Gegenüber den Autoren bin ich auch nicht nachsichtig. Das sollte keine Rechtfertigung der Autoren sein, nur eine Erklärung.
Ich halte es wie gesagt auch für sehr wünschenswert, dass Systeme in Zukunft auf das Entwicklungspotential innerhalb der Gruppe Bezug nehmen und diesen Prozess nicht nur als notwendiges Übel sehen, sondern ihn auch stützen oder sogar ins Zentrum des Spiels rücken.
Manche "Universalsysteme" haben auch bereits solche Ansprüche, obwohl meist der Aspekt der Anpassung an Settings betont wird, und nicht der der Anpassung an Bedürfnisse der Gruppe, die sich eventuell erst durch das Spiel ergeben oder wandeln.
Das ist allerdings eine schwierige Sache.
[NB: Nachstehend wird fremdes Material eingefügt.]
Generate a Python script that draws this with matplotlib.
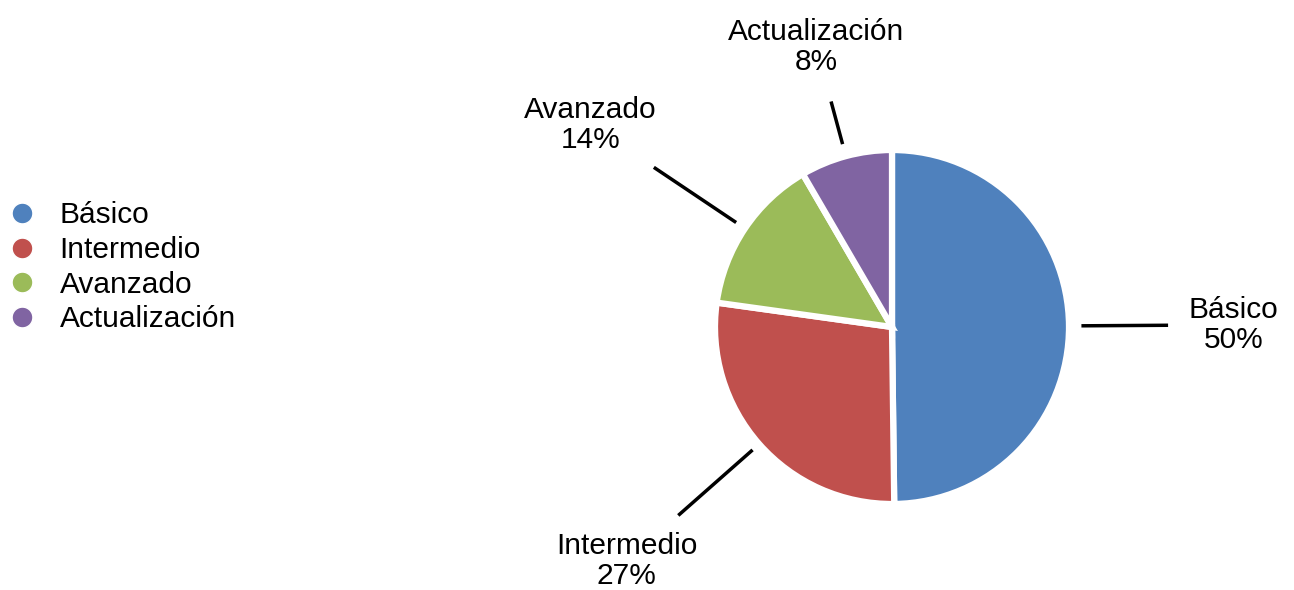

Während in "freier Wildbahn" solche Gruppenprozesse über Jahre der impliziten und expliziten Kommunikation ablaufen, müsste ein System dazu in der Lage sein den Anpassungsprozess so zu kanalisieren, dass innerhalb einer Sitzung bereits sinnvolle Ergebnisse zu sehen oder zumindest zu erahnen sind.
Außerdem betrifft der Prozess nicht nur die Fiktion sondern auch ihre Bedeutung, wie du ja auch schon selbst im Artikel sagst. Damit muss der ganze Personalisierungsprozess aber auch die Regeln selbst betreffen.
Die Regeln wären dann also nicht mehr wirklich die DNS, die als Basis unverändert bleibt, sondern eher so etwas wie der Keim einer Entwicklung, der selbst nur ein Ausgangspunkt einer Entwicklung ist, aber in der Form nicht erhalten bleibt.